Further muddying this landscape, creator discovery and management firm Grin is removing third-party data on its scores of TikTok and YouTube creators by Feb. 1, according to emails seen by Adweek. It’s also disabling its creator search tool, which lets marketers search through creators within Grin’s database to find the right fit for a campaign.

Grin is removing the tool, however, because of questions about the validity of its information in the first place. Third-party data comes from scraping public profiles, without a creator’s explicit permission, and sources tell Adweek it is more likely to contain errors. Plus, platforms are increasingly wary when third-party tech vendors sell their users’ data without consent; in November, Grin announced it was discontinuing its use of third-party data after Meta asked the company to stop or risk losing access to a necessary API.

The creator economy is estimated to be worth $104 billion. Much of that value comes from advertisers paying creators to hawk their brands in exchange for affinity with a creators’ audience. But marketers still struggle to understand the demographic makeup of a creators’ followers and measure campaign success, seven industry sources told Adweek. Four sources said that several agencies still rely on screenshots for telegraphing data about a campaign.

“There’s a lot of parallels [between the creator economy’s measurement problems and] digital ad buying from 2008-2010,” said Dan Goldstein, founder of agency Next Rep Marketing.

“It will evolve, and [they’ll] build the right tools because we’ve seen every other digital ad tech solution evolve,” Goldstein added.

Grin declined to comment but pointed to its November blog post, while Meta did not respond to a request for comment.

Relying on screenshots for the truth

Discrepancies can come when platforms rely on third-party, scraped data.

“There isn’t a single point of truth unless we authenticate,” said Oliver Lewis, CEO of social creative agency The Fifth, adding his firm audited 10 different creator vendors and found all showed different data about the same creator.

Platforms might use this data to feed algorithms that attempt to model a creator’s audiences based on similar creators, inferences which are not always accurate, Lewis said.

Screenshots from these talent agencies don’t do anything.

Kendall Dickieson, independent marketing consultant

“We have some platforms tell us our clients have a certain demographic. When we look at the actual data, it’s completely different,” said Scott Fisher, founder of Select Management Group, which owns a creator talent management business, adding no creator management platform is 100% correct. “We’re still relying on screenshots to get the truth.”

Kyle Hjelmeseth, CEO of influencer talent agency G&B Management, said clients typically use creator tech platforms to avoid manually inputting data but use creator screenshots to fact-check. “We usually can’t invoice the project until we’ve delivered screenshots,” he said.

But not all marketers are satisfied with this system since it requires a degree of blind faith and is logistically clunky, said Kendall Dickieson, an independent marketing consultant.

“Screenshots from these talent agencies don’t do anything,” Dickieson said. “Because they can pick and choose what makes that screenshot.”

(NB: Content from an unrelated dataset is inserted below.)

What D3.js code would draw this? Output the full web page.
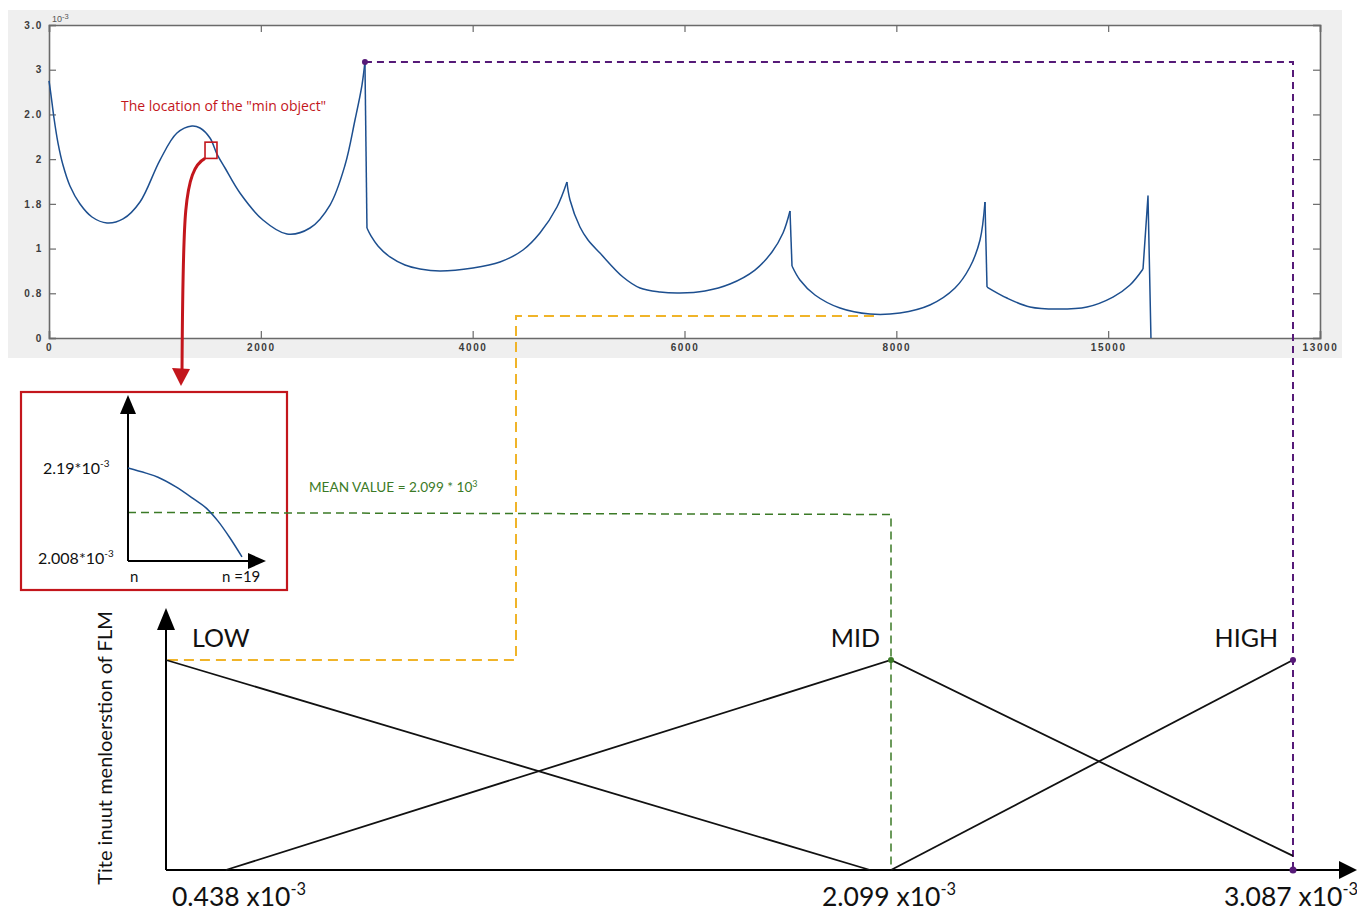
<!DOCTYPE html>
<html>
<head>
<meta charset="utf-8">
<script src="https://cdn.jsdelivr.net/npm/d3@7"></script>
<style>
  html, body { margin: 0; padding: 0; background: #ffffff; }
  svg { display: block; }
</style>
</head>
<body>
<svg id="chart" width="1357" height="911"></svg>
<script>
// ---- Signal (sample index vs. value ×10^-3), split into pieces at the cusps ----
const signalSegments = [
  // smooth part up to the global maximum
  [[0, 2.874], [19, 2.717], [47, 2.460], [85, 2.180], [132, 1.934], [198, 1.700], [293, 1.498],
   [406, 1.353], [548, 1.286], [699, 1.331], [859, 1.521], [1048, 1.990], [1208, 2.292],
   [1350, 2.371], [1426, 2.348], [1520, 2.236], [1586, 2.057], [1662, 1.901], [1803, 1.621],
   [2020, 1.319], [2247, 1.163], [2464, 1.230], [2653, 1.487], [2795, 1.934], [2889, 2.438],
   [2955, 2.829], [2983, 3.087]],
  [[2983, 3.087], [3002, 1.230]],
  [[3002, 1.230], [3040, 1.141], [3106, 1.029], [3219, 0.906], [3361, 0.816], [3503, 0.772],
   [3691, 0.749], [4003, 0.783], [4258, 0.850], [4475, 0.984], [4635, 1.174], [4796, 1.465],
   [4890, 1.744]],
  [[4890, 1.744], [4919, 1.543], [5013, 1.241], [5089, 1.096], [5202, 0.950], [5419, 0.682],
   [5580, 0.559], [5768, 0.514], [5957, 0.503], [6193, 0.526], [6429, 0.604], [6665, 0.760],
   [6826, 0.962], [6930, 1.174], [6996, 1.420]],
  [[6996, 1.420], [7015, 0.805]],
  [[7015, 0.805], [7090, 0.649], [7232, 0.481], [7468, 0.335], [7751, 0.268], [8034, 0.280],
   [8317, 0.369], [8554, 0.559], [8695, 0.794], [8790, 1.096], [8837, 1.521]],
  [[8837, 1.521], [8856, 0.570]],
  [[8856, 0.570], [9044, 0.447], [9262, 0.347], [9517, 0.324], [9800, 0.347], [10045, 0.458],
   [10206, 0.593], [10329, 0.772]],
  [[10329, 0.772], [10376, 1.588], [10404, 0]]
];
const smoothSegments = [true, false, true, true, false, true, false, true, false];

// top plot axes
const topXTicks = [0, 2000, 4000, 6000, 8000, 10000, 12000];
const topXLabels = ["0", "2000", "4000", "6000", "8000", "15000", "13000"];
const topYTicks = [0, 0.5, 1, 1.5, 2, 2.5, 3, 3.5];
const topYLabels = ["0", "0.8", "1", "1.8", "2", "2.0", "3", "3.0"];

// key values (×10^-3)
const peakValue = 3.087;
const peakSample = 2983;
const meanValue = 2.099;
const minValue = 0.438;
const lowestSample = [7751, 0.268];

// "min object" window
const minObjectSamples = [1473, 1586];
const minObjectRange = [2.008, 2.19];

// zoomed window: n = 0..19
const windowN = [0, 3, 5, 8, 11, 13, 15, 17, 19];
const windowValues = [2.190, 2.180, 2.172, 2.153, 2.129, 2.112, 2.086, 2.053, 2.016];

// fuzzy membership functions of the FLM input
const lowX = [0.438, 2.051];
const lowY = [1, 0];
const midX = [0.575, 2.099, 3.087];
const midY = [0, 1, 0.067];
const highX = [2.099, 3.087];
const highY = [0, 1];
const setNames = ["LOW", "MID", "HIGH"];
const setPeaks = [0.438, 2.099, 3.087];
const fuzzyTicks = [0.438, 2.099, 3.087];

const svg = d3.select("#chart");
const BLUE = "#1d4f8f", RED = "#c3161c", GREEN = "#3b7a26", PURPLE = "#561a78", GOLD = "#f0b429";
const FONT = "Lato, 'Open Sans', sans-serif";

// ================= top plot =================
const xTop = d3.scaleLinear().domain([0, 12000]).range([49, 1320]);
const yTop = d3.scaleLinear().domain([0, 3.5]).range([338, 25]);

svg.append("rect").attr("x", 8).attr("y", 10).attr("width", 1334).attr("height", 348)
  .attr("fill", "#efefef");
svg.append("rect").attr("x", xTop.range()[0]).attr("y", yTop.range()[1])
  .attr("width", xTop.range()[1] - xTop.range()[0]).attr("height", yTop.range()[0] - yTop.range()[1])
  .attr("fill", "#ffffff");

function styleAxis(g) {
  g.select(".domain").attr("stroke", "#6a6a6a").attr("stroke-width", 1.6);
  g.selectAll(".tick line").attr("stroke", "#6a6a6a").attr("stroke-width", 1.2);
  g.selectAll(".tick text").attr("fill", "#3c3c3c").attr("font-family", "'Liberation Sans', Arial, sans-serif")
    .attr("font-size", 10).attr("font-weight", "bold").attr("letter-spacing", 1.6);
}

const gxb = svg.append("g").attr("transform", `translate(0,${yTop.range()[0]})`)
  .call(d3.axisBottom(xTop).tickValues(topXTicks).tickSize(-7).tickPadding(6)
    .tickFormat((d, i) => topXLabels[i]));
styleAxis(gxb);
const gxt = svg.append("g").attr("transform", `translate(0,${yTop.range()[1]})`)
  .call(d3.axisTop(xTop).tickValues(topXTicks).tickSize(-7).tickFormat(""));
styleAxis(gxt);
const gyl = svg.append("g").attr("transform", `translate(${xTop.range()[0]},0)`)
  .call(d3.axisLeft(yTop).tickValues(topYTicks).tickSize(-7).tickPadding(6)
    .tickFormat((d, i) => topYLabels[i]));
styleAxis(gyl);
const gyr = svg.append("g").attr("transform", `translate(${xTop.range()[1]},0)`)
  .call(d3.axisRight(yTop).tickValues(topYTicks).tickSize(-7).tickFormat(""));
styleAxis(gyr);
// scale exponent
const expo = svg.append("text").attr("x", xTop.range()[0] + 3).attr("y", yTop.range()[1] - 3)
  .attr("font-family", "'Liberation Sans', Arial, sans-serif").attr("font-size", 9)
  .attr("fill", "#555");
expo.append("tspan").text("10");
expo.append("tspan").attr("dy", -3).attr("font-size", 7.5).text("-3");

// signal trace
const smoothLine = d3.line().x(d => xTop(d[0])).y(d => yTop(d[1])).curve(d3.curveCatmullRom.alpha(0.5));
const straightLine = d3.line().x(d => xTop(d[0])).y(d => yTop(d[1]));
signalSegments.forEach((seg, i) => {
  svg.append("path").attr("d", (smoothSegments[i] ? smoothLine : straightLine)(seg))
    .attr("fill", "none").attr("stroke", BLUE).attr("stroke-width", 1.5)
    .attr("stroke-linejoin", "round");
});

// "min object" marker and caption
const boxX0 = xTop(minObjectSamples[0]), boxX1 = xTop(minObjectSamples[1]);
const boxY0 = yTop(minObjectRange[1]), boxY1 = yTop(minObjectRange[0]);
svg.append("rect").attr("x", boxX0).attr("y", boxY0).attr("width", boxX1 - boxX0)
  .attr("height", boxY1 - boxY0).attr("fill", "none").attr("stroke", RED).attr("stroke-width", 1.6);
svg.append("text").attr("x", 121).attr("y", 111).attr("fill", RED)
  .attr("font-family", "'Open Sans', sans-serif").attr("font-size", 14)
  .text("The location of the \"min object\"");

// ================= fuzzy sets (bottom) =================
const xLow = d3.scaleLinear().domain(fuzzyTicks).range([166, 891, 1293]);
const yLow = d3.scaleLinear().domain([0, 1]).range([870, 660]);
const x0 = xLow(fuzzyTicks[0]), yBase = yLow(0);

// ---- guide lines (drawn first, under the marks) ----
const peakPx = [xTop(peakSample), yTop(peakValue)];
// purple: global maximum -> HIGH
svg.append("path")
  .attr("d", `M${peakPx[0]},${peakPx[1]}H${xLow(peakValue)}V${yBase}`)
  .attr("fill", "none").attr("stroke", PURPLE).attr("stroke-width", 2).attr("stroke-dasharray", "7,5");
// gold: lowest value -> LOW
const goldTurn = 516;
svg.append("path")
  .attr("d", `M${xTop(lowestSample[0]) + 4},${yTop(lowestSample[1]) + 2}H${goldTurn}V${yLow(1)}H${xLow(minValue)}`)
  .attr("fill", "none").attr("stroke", GOLD).attr("stroke-width", 2).attr("stroke-dasharray", "10,6");

// ---- zoomed window inset ----
const inset = { x: 21, y: 392, w: 266, h: 198 };
svg.append("rect").attr("x", inset.x).attr("y", inset.y).attr("width", inset.w).attr("height", inset.h)
  .attr("fill", "#ffffff").attr("stroke", RED).attr("stroke-width", 2.2);
const xIn = d3.scaleLinear().domain([0, 19]).range([128, 242]);
const yIn = d3.scaleLinear().domain([minObjectRange[0], minObjectRange[1]]).range([561, 468]);

// green: mean of the window -> MID
svg.append("path")
  .attr("d", `M${xIn(0)},${yIn(meanValue) - 2}L${xLow(meanValue)},${yIn(meanValue)}V${yBase}`)
  .attr("fill", "none").attr("stroke", GREEN).attr("stroke-width", 1.5).attr("stroke-dasharray", "8,5");

// inset axes with arrowheads
const ax0 = xIn(0), ay0 = yIn.range()[0];
svg.append("line").attr("x1", ax0).attr("y1", ay0).attr("x2", ax0).attr("y2", 410)
  .attr("stroke", "#000").attr("stroke-width", 2);
svg.append("path").attr("d", `M${ax0},395L${ax0 - 8},414L${ax0 + 8},414Z`).attr("fill", "#000");
svg.append("line").attr("x1", ax0).attr("y1", ay0).attr("x2", 252).attr("y2", ay0)
  .attr("stroke", "#000").attr("stroke-width", 2);
svg.append("path").attr("d", `M266,${ay0}L248,${ay0 - 8}L248,${ay0 + 8}Z`).attr("fill", "#000");

svg.append("path")
  .attr("d", d3.line().x((d, i) => xIn(windowN[i])).y(d => yIn(d)).curve(d3.curveMonotoneX)(windowValues))
  .attr("fill", "none").attr("stroke", BLUE).attr("stroke-width", 1.5);

function sciLabel(sel, x, y, base, exp, size, anchor) {
  const t = svg.append("text").attr("x", x).attr("y", y).attr("font-family", FONT)
    .attr("font-size", size).attr("fill", "#111").attr("text-anchor", anchor || "start");
  t.append("tspan").text(base);
  t.append("tspan").attr("dy", -size * 0.42).attr("font-size", size * 0.62).text(exp);
  return t;
}
sciLabel(svg, 43, 474, "2.19*10", "-3", 16);
sciLabel(svg, 38, 564, "2.008*10", "-3", 16);
svg.append("text").attr("x", 130).attr("y", 582).attr("font-family", FONT).attr("font-size", 15)
  .attr("fill", "#111").text("n");
svg.append("text").attr("x", 222).attr("y", 582).attr("font-family", FONT).attr("font-size", 15)
  .attr("fill", "#111").text("n =19");

// red arrow from the marker to the inset
const arrowTipY = inset.y - 6;
svg.append("path")
  .attr("d", `M${boxX0},${boxY1}C${boxX0 - 22},${boxY1 + 12} ${183},${boxY1 + 60} ${182},${arrowTipY - 14}`)
  .attr("fill", "none").attr("stroke", RED).attr("stroke-width", 3);
svg.append("path").attr("d", `M181,${arrowTipY}L172,${arrowTipY - 18}L190,${arrowTipY - 17}Z`).attr("fill", RED);

// mean caption
const mv = svg.append("text").attr("x", 309).attr("y", 492).attr("font-family", FONT)
  .attr("font-size", 13.6).attr("fill", GREEN);
mv.append("tspan").text("MEAN VALUE = 2.099 * 10");
mv.append("tspan").attr("dy", -5).attr("font-size", 9).text("3");

// ---- fuzzy axes ----
svg.append("line").attr("x1", x0).attr("y1", yBase).attr("x2", x0).attr("y2", 628)
  .attr("stroke", "#000").attr("stroke-width", 2);
svg.append("path").attr("d", `M${x0},608L${x0 - 9},630L${x0 + 9},630Z`).attr("fill", "#000");
svg.append("line").attr("x1", x0).attr("y1", yBase).attr("x2", 1342).attr("y2", yBase)
  .attr("stroke", "#000").attr("stroke-width", 2);
svg.append("path").attr("d", `M1357,${yBase}L1339,${yBase - 9}L1339,${yBase + 9}Z`).attr("fill", "#000");

// membership functions
const mfLine = d3.line().x(d => xLow(d[0])).y(d => yLow(d[1]));
[[lowX, lowY], [midX, midY], [highX, highY]].forEach(([xs, ys]) => {
  svg.append("path").attr("d", mfLine(xs.map((v, i) => [v, ys[i]])))
    .attr("fill", "none").attr("stroke", "#111").attr("stroke-width", 1.8);
});

// set names
svg.append("text").attr("x", xLow(setPeaks[0]) + 26).attr("y", 647).attr("font-family", FONT)
  .attr("font-size", 25).attr("fill", "#111").text(setNames[0]);
svg.append("text").attr("x", xLow(setPeaks[1]) - 11).attr("y", 647).attr("font-family", FONT)
  .attr("font-size", 25).attr("fill", "#111").attr("text-anchor", "end").text(setNames[1]);
svg.append("text").attr("x", xLow(setPeaks[2]) - 15).attr("y", 647).attr("font-family", FONT)
  .attr("font-size", 25).attr("fill", "#111").attr("text-anchor", "end").text(setNames[2]);

// markers
svg.append("circle").attr("cx", peakPx[0]).attr("cy", peakPx[1]).attr("r", 3).attr("fill", PURPLE);
svg.append("circle").attr("cx", xLow(peakValue)).attr("cy", yLow(1)).attr("r", 3).attr("fill", PURPLE);
svg.append("circle").attr("cx", xLow(peakValue)).attr("cy", yBase).attr("r", 3.5).attr("fill", PURPLE);
svg.append("circle").attr("cx", xLow(meanValue)).attr("cy", yLow(1)).attr("r", 3).attr("fill", GREEN);

// tick values
const tickFmt = d3.format(".3f");
fuzzyTicks.forEach((v, i) => {
  const anchor = i === 0 ? "start" : "middle";
  const x = i === 0 ? xLow(v) + 6 : xLow(v) - 2;
  sciLabel(svg, x, 906, tickFmt(v) + " x10", "-3", 26.5, anchor);
});

// y-axis title
svg.append("text").attr("transform", `translate(112,748) rotate(-90)`)
  .attr("text-anchor", "middle").attr("font-family", FONT).attr("font-size", 20).attr("fill", "#111")
  .text("Tite inuut menloerstion of FLM");
</script>
</body>
</html>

First-party data is not a panacea

Grin is now transitioning to providing first-party data to brands, which means creators must link their accounts with the platform.

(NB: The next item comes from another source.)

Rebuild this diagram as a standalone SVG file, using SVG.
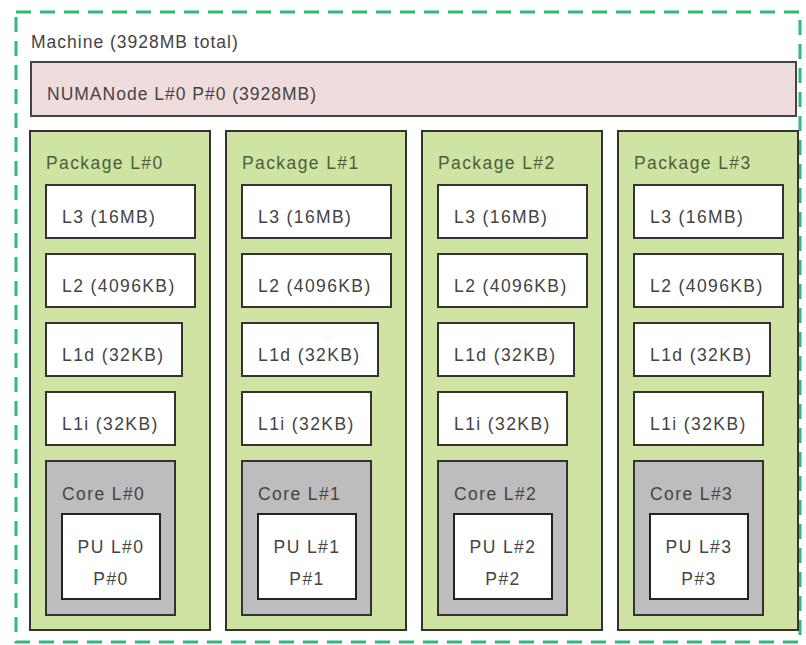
<svg xmlns="http://www.w3.org/2000/svg" width="806" height="645" viewBox="0 0 806 645">
<style>
text{font-family:"Liberation Sans","DejaVu Sans",sans-serif;font-size:17.5px;fill:#444;letter-spacing:1.4px}
.pkg{fill:#cfe4a2;stroke:#333;stroke-width:2}
.pkgt{fill:#4f5e3a}
.cache{fill:#fff;stroke:#333;stroke-width:2}
.core{fill:#bdbdbd;stroke:#333;stroke-width:2}
.pu{fill:#fff;stroke:#222;stroke-width:2}
.mid{text-anchor:middle}
</style>
<rect id="machine-border" x="16" y="12" width="784" height="630" fill="#fff" stroke="#2fba78" stroke-width="3" stroke-dasharray="15 9"/>
<g id="machine"><text x="31" y="48" style="letter-spacing:1px">Machine (3928MB total)</text></g>
<g id="numa"><rect x="31" y="62" width="765" height="54" fill="#efdddd" stroke="#444" stroke-width="2"/><text x="47" y="100" style="letter-spacing:1px">NUMANode L#0 P#0 (3928MB)</text></g>
<g id="pkg0" transform="translate(0,0)">
<rect class="pkg" x="30" y="131" width="180" height="499"/><text class="pkgt" x="46" y="169">Package L#0</text>
<g id="l3-0"><rect class="cache" x="46" y="185" width="149" height="53"/><text x="62" y="223">L3 (16MB)</text></g>
<g id="l2-0"><rect class="cache" x="46" y="254" width="149" height="53"/><text x="62" y="292">L2 (4096KB)</text></g>
<g id="l1d-0"><rect class="cache" x="46" y="323" width="136" height="53"/><text x="62" y="361">L1d (32KB)</text></g>
<g id="l1i-0"><rect class="cache" x="46" y="392" width="129" height="53"/><text x="62" y="430">L1i (32KB)</text></g>
<g id="core0"><rect class="core" x="46" y="461" width="129" height="154"/><text x="62" y="500">Core L#0</text>
<g id="pu0"><rect class="pu" x="62" y="514" width="98" height="85"/><text class="mid" x="111" y="553">PU L#0</text><text class="mid" x="111" y="585">P#0</text></g></g>
</g>
<g id="pkg1" transform="translate(196,0)">
<rect class="pkg" x="30" y="131" width="180" height="499"/><text class="pkgt" x="46" y="169">Package L#1</text>
<g id="l3-1"><rect class="cache" x="46" y="185" width="149" height="53"/><text x="62" y="223">L3 (16MB)</text></g>
<g id="l2-1"><rect class="cache" x="46" y="254" width="149" height="53"/><text x="62" y="292">L2 (4096KB)</text></g>
<g id="l1d-1"><rect class="cache" x="46" y="323" width="136" height="53"/><text x="62" y="361">L1d (32KB)</text></g>
<g id="l1i-1"><rect class="cache" x="46" y="392" width="129" height="53"/><text x="62" y="430">L1i (32KB)</text></g>
<g id="core1"><rect class="core" x="46" y="461" width="129" height="154"/><text x="62" y="500">Core L#1</text>
<g id="pu1"><rect class="pu" x="62" y="514" width="98" height="85"/><text class="mid" x="111" y="553">PU L#1</text><text class="mid" x="111" y="585">P#1</text></g></g>
</g>
<g id="pkg2" transform="translate(392,0)">
<rect class="pkg" x="30" y="131" width="180" height="499"/><text class="pkgt" x="46" y="169">Package L#2</text>
<g id="l3-2"><rect class="cache" x="46" y="185" width="149" height="53"/><text x="62" y="223">L3 (16MB)</text></g>
<g id="l2-2"><rect class="cache" x="46" y="254" width="149" height="53"/><text x="62" y="292">L2 (4096KB)</text></g>
<g id="l1d-2"><rect class="cache" x="46" y="323" width="136" height="53"/><text x="62" y="361">L1d (32KB)</text></g>
<g id="l1i-2"><rect class="cache" x="46" y="392" width="129" height="53"/><text x="62" y="430">L1i (32KB)</text></g>
<g id="core2"><rect class="core" x="46" y="461" width="129" height="154"/><text x="62" y="500">Core L#2</text>
<g id="pu2"><rect class="pu" x="62" y="514" width="98" height="85"/><text class="mid" x="111" y="553">PU L#2</text><text class="mid" x="111" y="585">P#2</text></g></g>
</g>
<g id="pkg3" transform="translate(588,0)">
<rect class="pkg" x="30" y="131" width="180" height="499"/><text class="pkgt" x="46" y="169">Package L#3</text>
<g id="l3-3"><rect class="cache" x="46" y="185" width="149" height="53"/><text x="62" y="223">L3 (16MB)</text></g>
<g id="l2-3"><rect class="cache" x="46" y="254" width="149" height="53"/><text x="62" y="292">L2 (4096KB)</text></g>
<g id="l1d-3"><rect class="cache" x="46" y="323" width="136" height="53"/><text x="62" y="361">L1d (32KB)</text></g>
<g id="l1i-3"><rect class="cache" x="46" y="392" width="129" height="53"/><text x="62" y="430">L1i (32KB)</text></g>
<g id="core3"><rect class="core" x="46" y="461" width="129" height="154"/><text x="62" y="500">Core L#3</text>
<g id="pu3"><rect class="pu" x="62" y="514" width="98" height="85"/><text class="mid" x="111" y="553">PU L#3</text><text class="mid" x="111" y="585">P#3</text></g></g>
</g>
<g id="connectors"/>
</svg>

But with 50 million creators, and only around 2 million making a living full-time from their content, according to venture capital firm SignalFire, many creators don’t see the value in taking the time—and the risk—to give various platforms access to their account information, Lewis said.

“Third-party data is so much easier to do at mass scale,” said Taylor Lagace, CEO of agency Kynship. “First-party is the hard way to obtain this information from creators.”

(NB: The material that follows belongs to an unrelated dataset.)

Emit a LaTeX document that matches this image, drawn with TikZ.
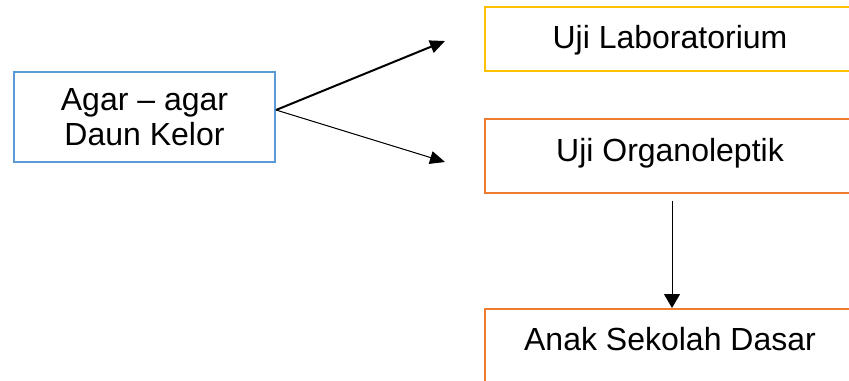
\documentclass[tikz,border=0pt]{standalone}
\usepackage{fontspec}
\setmainfont{Liberation Sans}
\usetikzlibrary{arrows.meta}

\definecolor{kotakbiru}{RGB}{91,155,213}
\definecolor{kotakkuning}{RGB}{255,192,0}
\definecolor{kotakoranye}{RGB}{237,125,49}

\tikzstyle{block} = [rectangle, line width=1pt, text centered, font=\fontsize{16}{17.5}\selectfont]
\tikzstyle{bahan} = [block, draw=kotakbiru, minimum width=130.5pt, minimum height=45pt, align=center]
\tikzstyle{uji} = [block, minimum width=185pt, minimum height=32pt, text height=11.5pt]

\begin{document}
\begin{tikzpicture}[x=0.5pt,y=-0.5pt]
	\clip (0,0) rectangle (849,380);
	\node (agar)   [bahan] at (144.5,117) {Agar -- agar\\Daun Kelor};
	\node (labor)  [uji, draw=kotakkuning, text depth=2pt] at (670,39) {Uji Laboratorium};
	\node (organo) [uji, draw=kotakoranye, minimum height=37pt, text depth=6pt] at (670,156) {Uji Organoleptik};
	\node (anak)   [uji, draw=kotakoranye, minimum height=37pt, text depth=7pt] at (670,346) {Anak Sekolah Dasar};
	\coordinate (kelabor)  at (445,41);
	\coordinate (keorgano) at (445,162);

	\draw[->,>={Triangle[length=7.5pt,width=6.5pt]},line width=1pt] ([yshift=3.5pt]agar.east) -- (kelabor);
	\draw[->,>={Triangle[length=7.5pt,width=6.5pt]},line width=0.5pt] ([yshift=3.5pt]agar.east) -- (keorgano);
	\draw[->,>={Triangle[length=7pt,width=8pt]},line width=0.5pt,shorten <=3.5pt] ([xshift=1pt]organo.south) -- ([xshift=1pt]anak.north);
\end{tikzpicture}
\end{document}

Moreover, data obtained from the Meta API is not always complete.

“[Meta] has a huge amount of data they don’t provide to the API,” Lewis said, noting that the API provides data about the geographic spread of a creator’s audience plus some content and interest-level data. Data that comes through the API is not hugely in-depth.

Meta, which launched a creator marketplace on Instagram last year, could fill this data gap. But the marketplace doesn’t have the sophistication of existing solutions on the market, lacking a CRM-type system to manage creators and detailed filters for discovery, Lagace said.

Solutions could also come from the creator ad-tech industry itself, which is still relatively immature.

“There is a 10-fold opportunity,” Fisher said, “whoever figures that out will be a huge winner.”